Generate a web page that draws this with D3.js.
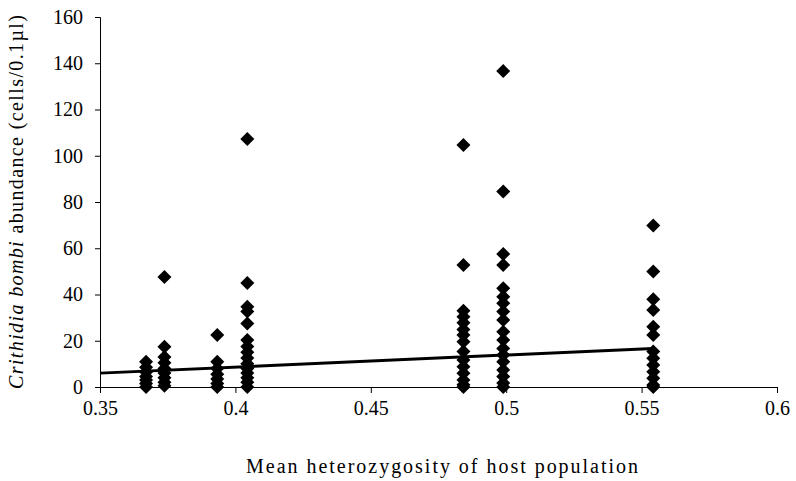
<!DOCTYPE html>
<html><head><meta charset="utf-8">
<script src="https://cdn.jsdelivr.net/npm/d3@7"></script>
<style>body{margin:0;background:#fff}svg{display:block}</style>
</head><body><svg id="c" width="796" height="481"></svg>
<script>
const xColumns = [0.367, 0.3738, 0.3933, 0.4044, 0.4842, 0.4989, 0.5543];
const col1 = [10.9, 8.5, 6.5, 4.5, 3, 1.5, 0];
const col2 = [47.6, 17.4, 13, 10.5, 8, 6, 4, 2, 0.5];
const col3 = [22.5, 10.9, 8, 5.5, 3.5, 1.5, 0];
const col4 = [107.2, 45, 34.7, 32.6, 27.5, 20.3, 17.5, 15, 12.5, 10, 8, 6, 4, 2, 0];
const col5 = [104.6, 52.8, 33, 30.4, 27.8, 24.9, 22.5, 19.6, 15.3, 11.7, 8.8, 5.9, 3, 1, 0];
const col6 = [136.6, 84.5, 57.5, 52.8, 42.7, 39, 36.2, 32.6, 29, 23.9, 20.3, 16.7, 13.8, 10.9, 7.4, 4.5, 1.7, 0];
const col7 = [69.8, 49.9, 37.9, 33.3, 26.1, 22.5, 15.3, 12.4, 9.5, 6.6, 3.8, 0.9, 0];
const trendX = [0.35, 0.5543];
const trendY = [6.0, 16.7];
const xTicks = [0.35, 0.4, 0.45, 0.5, 0.55, 0.6];
const yTicks = [0, 20, 40, 60, 80, 100, 120, 140, 160];
const xTitle = "Mean heterozygosity of host population";

const columns = [col1, col2, col3, col4, col5, col6, col7];
const points = [];
columns.forEach((c, i) => c.forEach(v => points.push({x: xColumns[i], y: v})));

const svg = d3.select("#c");
const x = d3.scaleLinear().domain([0.35, 0.6]).range([100, 777]);
const y = d3.scaleLinear().domain([0, 160]).range([387, 17]);
const font = "Liberation Serif";

const xa = svg.append("g").attr("transform", "translate(0,387)")
  .call(d3.axisBottom(x).tickValues(xTicks).tickSize(6).tickPadding(5).tickFormat(d => String(+d.toFixed(2))));
const ya = svg.append("g").attr("transform", "translate(100,0)")
  .call(d3.axisLeft(y).tickValues(yTicks).tickSize(5).tickPadding(12));
[xa, ya].forEach(a => {
  a.attr("font-family", font);
  a.select(".domain").attr("stroke", "#000").attr("stroke-width", 1);
  a.selectAll(".tick line").attr("stroke", "#000");
  a.selectAll("text").style("font-family", font).attr("font-size", 20).attr("fill", "#000");
});
xa.selectAll("text").attr("dy", "0.85em");

// points
const diamond = d3.symbol(d3.symbolSquare, 98);
svg.append("g").selectAll("path").data(points).join("path")
  .attr("d", diamond)
  .attr("transform", d => `translate(${x(d.x)},${y(d.y)}) rotate(45)`)
  .attr("fill", "#000");

// trend line
svg.append("path")
  .datum(trendX.map((v, i) => [v, trendY[i]]))
  .attr("d", d3.line().x(d => x(d[0])).y(d => y(d[1])))
  .attr("stroke", "#000").attr("stroke-width", 3).attr("fill", "none");

// x title
svg.append("text").attr("x", 442).attr("y", 473).attr("text-anchor", "middle")
  .style("font-family", font).attr("font-size", 20).attr("fill", "#000")
  .attr("textLength", 392).attr("lengthAdjust", "spacing")
  .text(xTitle);

// y title
const yt = svg.append("text").attr("transform", "translate(23,202) rotate(-90)")
  .attr("text-anchor", "middle").style("font-family", font).attr("font-size", 20).attr("fill", "#000")
  .attr("textLength", 374).attr("lengthAdjust", "spacing");
yt.append("tspan").attr("font-style", "italic").text("Crithidia bombi");
yt.append("tspan").text("  abundance (cells/0.1µl)");
</script></body></html>
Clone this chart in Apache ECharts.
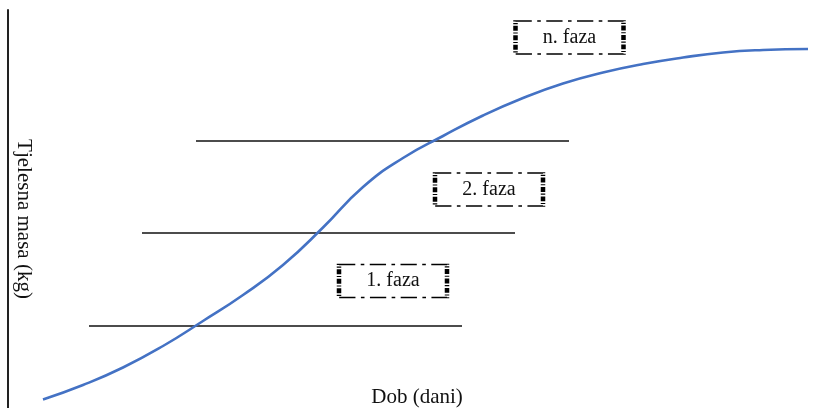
<!DOCTYPE html>
<html>
<head>
<meta charset="utf-8">
<script src="https://cdn.jsdelivr.net/npm/echarts@6/dist/echarts.min.js"></script>
<style>
html,body{margin:0;padding:0;background:#fff;}
#c{width:826px;height:408px;}
</style>
</head>
<body>
<div id="c"></div>
<script>
// Growth curve: age (x) vs body mass (y), arbitrary units
const curveAge  = [35, 75, 115, 155, 195, 235, 275, 315, 355, 395, 435, 475, 515, 555, 595, 635, 675, 715, 755, 800];
const curveMass = [8.5, 23, 40.5, 62, 87, 113, 143, 180.5, 221, 250, 272, 292.5, 310, 324.5, 335.5, 344, 350.5, 355.5, 358, 359];

// Horizontal phase lines: [startAge, endAge, mass]
const phaseLineStart = [81, 134, 188];
const phaseLineEnd   = [454, 507, 561];
const phaseLineMass  = [82, 175, 267];

// Phase labels: text, centre age, centre mass
const phaseLabels = ['1. faza', '2. faza', 'n. faza'];
const phaseLabelAge  = [385, 481, 561.5];
const phaseLabelMass = [127, 218.5, 370.5];

const xName = 'Dob (dani)';
const yName = 'Tjelesna masa (kg)';

const serif = '"Liberation Serif", "DejaVu Serif", serif';

const series = [];
series.push({
  type: 'line',
  data: curveAge.map((a, i) => [a, curveMass[i]]),
  smooth: 0.5,
  showSymbol: false,
  lineStyle: { color: '#4472C4', width: 2.6 },
  z: 3
});
phaseLineMass.forEach((m, i) => {
  series.push({
    type: 'line',
    data: [[phaseLineStart[i], m], [phaseLineEnd[i], m]],
    showSymbol: false,
    lineStyle: { color: '#111', width: 1.3 },
    z: 2
  });
});
series.push({
  type: 'scatter',
  data: phaseLabels.map((t, i) => ({ value: [phaseLabelAge[i], phaseLabelMass[i]], name: t })),
  symbol: 'rect',
  symbolSize: [108, 33],
  itemStyle: {
    color: 'rgba(255,255,255,0)',
    opacity: 1,
    borderColor: '#000',
    borderWidth: 2.5,
    borderType: [9, 3, 2, 3]
  },
  label: {
    show: true,
    position: 'inside',
    formatter: p => p.name,
    color: '#111',
    opacity: 1,
    textBorderWidth: 0,
    fontFamily: serif,
    fontSize: 20
  },
  z: 4
});

const chart = echarts.init(document.getElementById('c'), null, { renderer: 'canvas' });
chart.setOption({
  animation: false,
  backgroundColor: '#fff',
  grid: { left: 8, right: 0, top: 10, bottom: 0, containLabel: false, outerBoundsMode: 'none' },
  xAxis: {
    type: 'value', min: 0, max: 818,
    axisLine: { show: false }, axisTick: { show: false }, axisLabel: { show: false }, splitLine: { show: false },
    name: xName, nameLocation: 'middle', nameGap: -21,
    nameTextStyle: { fontFamily: serif, fontSize: 21, color: '#111' }
  },
  yAxis: {
    type: 'value', min: 0, max: 398,
    axisLine: { show: true, lineStyle: { color: '#222', width: 2 } },
    axisTick: { show: false }, axisLabel: { show: false }, splitLine: { show: false },
    name: yName, nameLocation: 'middle', nameRotate: -90, nameGap: -26,
    nameTextStyle: { fontFamily: serif, fontSize: 21, color: '#111', padding: [0, 0, 0, 20] }
  },
  series: series
});
</script>
</body>
</html>
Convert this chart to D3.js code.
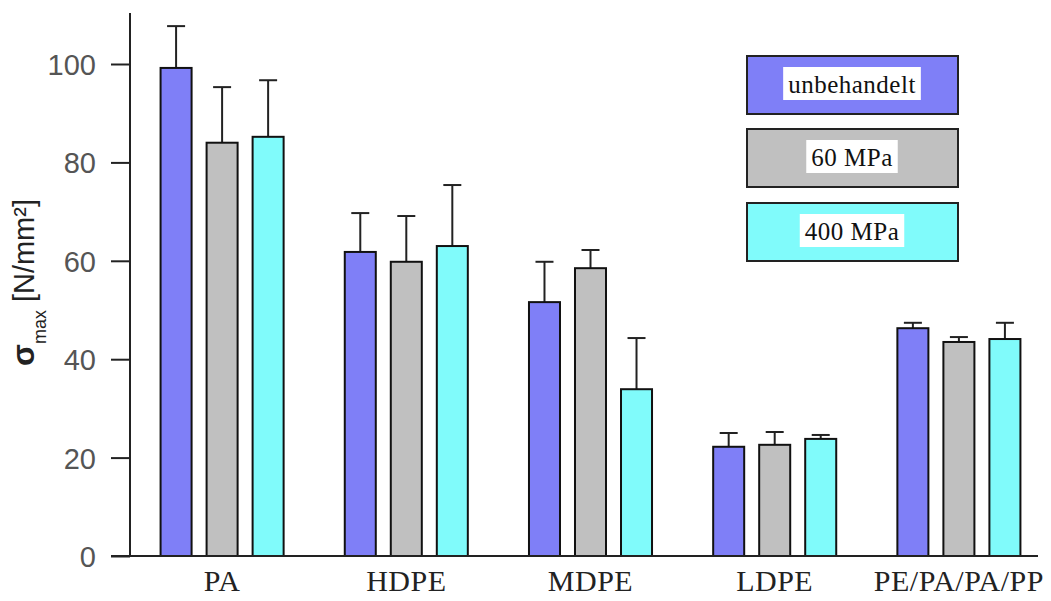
<!DOCTYPE html>
<html>
<head>
  <meta charset="utf-8">
  <script src="https://d3js.org/d3.v7.min.js"></script>
  <style>
    body { margin: 0; background: #fff; }
    .tickLabel { font-family: "Liberation Sans", Arial, sans-serif; font-size: 29px; fill: #555; }
    .catLabel { font-family: "Liberation Serif", "Times New Roman", serif; font-size: 30px; fill: #222; letter-spacing: 0.5px; }
    .legendLabel { font-family: "Liberation Serif", "Times New Roman", serif; font-size: 25px; fill: #111; letter-spacing: 0.5px; }
    .yTitle { font-family: "Liberation Sans", Arial, sans-serif; font-size: 29px; fill: #222; }
  </style>
</head>
<body>
  <script>
    // chart data
    var categories = ["PA", "HDPE", "MDPE", "LDPE", "PE/PA/PA/PP"];
    var seriesNames = ["unbehandelt", "60 MPa", "400 MPa"];
    var unbehandelt = [99.2, 61.8, 51.6, 22.2, 46.3];
    var mpa60 = [84.0, 59.8, 58.5, 22.6, 43.5];
    var mpa400 = [85.2, 63.0, 33.9, 23.8, 44.1];
    // top of each error bar
    var errUnbehandelt = [107.7, 69.7, 59.8, 25.0, 47.4];
    var errMpa60 = [95.3, 69.1, 62.2, 25.2, 44.5];
    var errMpa400 = [96.7, 75.4, 44.3, 24.6, 47.4];
    var yTicks = [0, 20, 40, 60, 80, 100];

    var seriesValues = [unbehandelt, mpa60, mpa400];
    var seriesErrors = [errUnbehandelt, errMpa60, errMpa400];
    var colors = ["#7f7ff7", "#c0c0c0", "#80fbfb"];

    var outerWidth = 1051,
      outerHeight = 601;

    var svg = d3.select("body")
      .append("svg")
      .attr("width", outerWidth)
      .attr("height", outerHeight);

    // scales
    var x0 = d3.scaleBand()
      .domain(categories)
      .range([130, 1051])
      .paddingInner(0.332)
      .paddingOuter(0.166);

    var x1 = d3.scaleBand()
      .domain(seriesNames)
      .range([0, x0.bandwidth()])
      .paddingInner(0.326);

    var yScale = d3.scaleLinear()
      .domain([0, 100])
      .range([556, 64]);

    var colorScale = d3.scaleOrdinal()
      .domain(seriesNames)
      .range(colors);

    // flatten to one row per bar
    var rows = [];
    categories.forEach(function(cat, i) {
      seriesNames.forEach(function(s, j) {
        rows.push({ cat: cat, series: s, value: seriesValues[j][i], err: seriesErrors[j][i] });
      });
    });

    // error bars first so the bars sit on top
    var errG = svg.append("g")
      .selectAll("g")
      .data(rows)
      .join("g")
      .attr("transform", function(d) {
        return "translate(" + (x0(d.cat) + x1(d.series) + x1.bandwidth() / 2) + ",0)";
      });

    errG.append("line")
      .attr("x1", 0).attr("x2", 0)
      .attr("y1", function(d) { return yScale(d.value); })
      .attr("y2", function(d) { return yScale(d.err); })
      .attr("stroke", "#222")
      .attr("stroke-width", 2);

    errG.append("line")
      .attr("x1", -9).attr("x2", 9)
      .attr("y1", function(d) { return yScale(d.err); })
      .attr("y2", function(d) { return yScale(d.err); })
      .attr("stroke", "#222")
      .attr("stroke-width", 2);

    // bars
    svg.append("g")
      .selectAll("rect")
      .data(rows)
      .join("rect")
      .attr("x", function(d) { return x0(d.cat) + x1(d.series); })
      .attr("y", function(d) { return yScale(d.value); })
      .attr("width", x1.bandwidth())
      .attr("height", function(d) { return yScale(0) - yScale(d.value); })
      .attr("fill", function(d) { return colorScale(d.series); })
      .attr("stroke", "#111")
      .attr("stroke-width", 2);

    // y axis
    var yAxis = svg.append("g")
      .attr("transform", "translate(130,0)")
      .call(d3.axisLeft(yScale).tickValues(yTicks).tickSize(19).tickPadding(15));

    yAxis.select(".domain").remove();
    yAxis.selectAll(".tick line").attr("stroke", "#222").attr("stroke-width", 2);
    yAxis.selectAll(".tick text").attr("class", "tickLabel").attr("dy", "0.36em");

    svg.append("line")
      .attr("x1", 130).attr("x2", 130)
      .attr("y1", 13).attr("y2", 556)
      .attr("stroke", "#222")
      .attr("stroke-width", 2);

    // x axis line and category labels
    svg.append("line")
      .attr("x1", 111).attr("x2", 1038)
      .attr("y1", 556).attr("y2", 556)
      .attr("stroke", "#222")
      .attr("stroke-width", 2);

    svg.append("g")
      .selectAll("text")
      .data(categories)
      .join("text")
      .attr("class", "catLabel")
      .attr("x", function(d) { return x0(d) + x0.bandwidth() / 2; })
      .attr("y", 591)
      .attr("text-anchor", "middle")
      .text(function(d) { return d; });

    // y title
    var yTitle = svg.append("text")
      .attr("class", "yTitle")
      .attr("transform", "translate(34,366) rotate(-90)");
    yTitle.append("tspan").attr("font-weight", "bold").attr("font-size", "32px").text("σ");
    yTitle.append("tspan").attr("font-size", "18px").attr("dy", 12).text("max");
    yTitle.append("tspan").attr("dy", -12).attr("dx", 8).text("[N/mm²]");

    // legend
    var legendTops = [56, 129, 203];
    var legend = svg.append("g")
      .selectAll("g")
      .data(seriesNames)
      .join("g")
      .attr("transform", function(d, i) { return "translate(747," + legendTops[i] + ")"; });

    legend.append("rect")
      .attr("width", 211)
      .attr("height", 58)
      .attr("fill", function(d) { return colorScale(d); })
      .attr("stroke", "#222")
      .attr("stroke-width", 2);

    legend.append("text")
      .attr("class", "legendLabel")
      .attr("x", 105)
      .attr("y", 37)
      .attr("text-anchor", "middle")
      .text(function(d) { return d; })
      .each(function() {
        var bb = this.getBBox();
        d3.select(this.parentNode).insert("rect", "text")
          .attr("x", bb.x - 5)
          .attr("y", 11)
          .attr("width", bb.width + 10)
          .attr("height", 33)
          .attr("fill", "#fff");
      });
  </script>
</body>
</html>
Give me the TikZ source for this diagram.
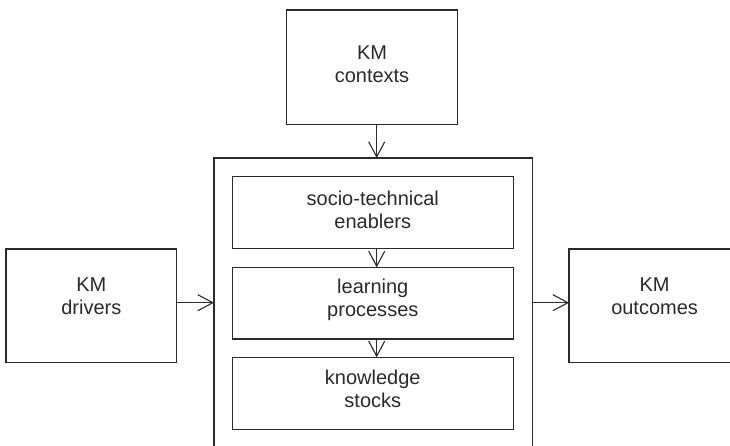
\documentclass[tikz,border=0pt]{standalone}
\usepackage{fontspec}
\setmainfont{Liberation Sans}
\usetikzlibrary{arrows.meta}
\definecolor{ink}{HTML}{2B2B2B}
\begin{document}
\begin{tikzpicture}[x=1pt,y=-1pt,
  box/.style={draw=ink, line width=1.3pt, fill=white, inner sep=0pt, outer sep=0pt},
  lbl/.style={text=ink, align=center, inner sep=0pt, font=\fontsize{20}{23}\selectfont},
  flow/.style={draw=ink, line width=1.3pt, -{Straight Barb[length=15pt,width=16pt,line width=1.1pt]}}]
\useasboundingbox (0,0) rectangle (730,445);
\clip (0,0) rectangle (730,445);

% outer boxes
\node[box, minimum width=170.6pt, minimum height=114.7pt] (ctx) at (372,67.35) {};
\node[box, minimum width=318.7pt, minimum height=312pt] (core) at (373.35,314) {};
\node[box, minimum width=170.7pt, minimum height=113.7pt] (drv) at (91.35,305.85) {};
\node[box, minimum width=170.7pt, minimum height=113.7pt] (out) at (654.4,305.85) {};

% inner boxes
\node[box, minimum width=281pt, minimum height=71.8pt] (enb) at (372.8,212.6) {};
\node[box, minimum width=281pt, minimum height=71.7pt] (lrn) at (372.8,303.2) {};
\node[box, minimum width=281pt, minimum height=72pt] (stk) at (372.8,393.3) {};

% labels
\node[lbl] (ctxT) at (372,64) {KM\\contexts};
\node[lbl] (drvT) at (91.35,296.5) {KM\\drivers};
\node[lbl] (outT) at (654.6,296.5) {KM\\outcomes};
\node[lbl] (enbT) at (372.8,209.8) {socio-technical\\enablers};
\node[lbl] (lrnT) at (372.8,299.5) {learning\\processes};
\node[lbl] (stkT) at (372.8,388.5) {knowledge\\stocks};

% connector guides
\coordinate (axis) at (376.7,0);
\coordinate (row) at (0,302.7);

% connectors
\draw[flow] (ctx.south -| axis) -- (core.north -| axis);
\draw[flow] (enb.south -| axis) -- (lrn.north -| axis);
\draw[flow] (lrn.south -| axis) -- (stk.north -| axis);
\draw[flow] (drv.east |- row) -- (core.west |- row);
\draw[flow] (core.east |- row) -- (out.west |- row);
\end{tikzpicture}
\end{document}
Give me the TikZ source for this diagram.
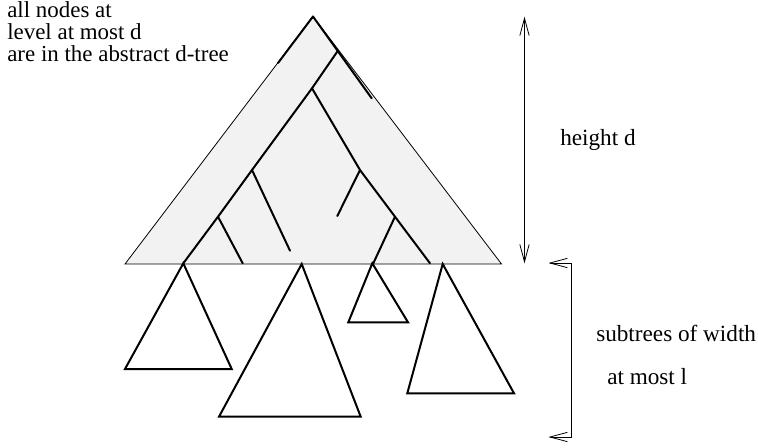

----

Read the entries and show each line that mentions "this".

* _Problem solution_
Generate a web page that draws this with D3.js.
Clone this chart in Apache ECharts.
Convert this chart to D3.js code.
        var bb = this.getBBox();
        d3.select(this.parentNode).insert("rect", "text")
Give me the TikZ source for this diagram.
Give me the TikZ source for this diagram.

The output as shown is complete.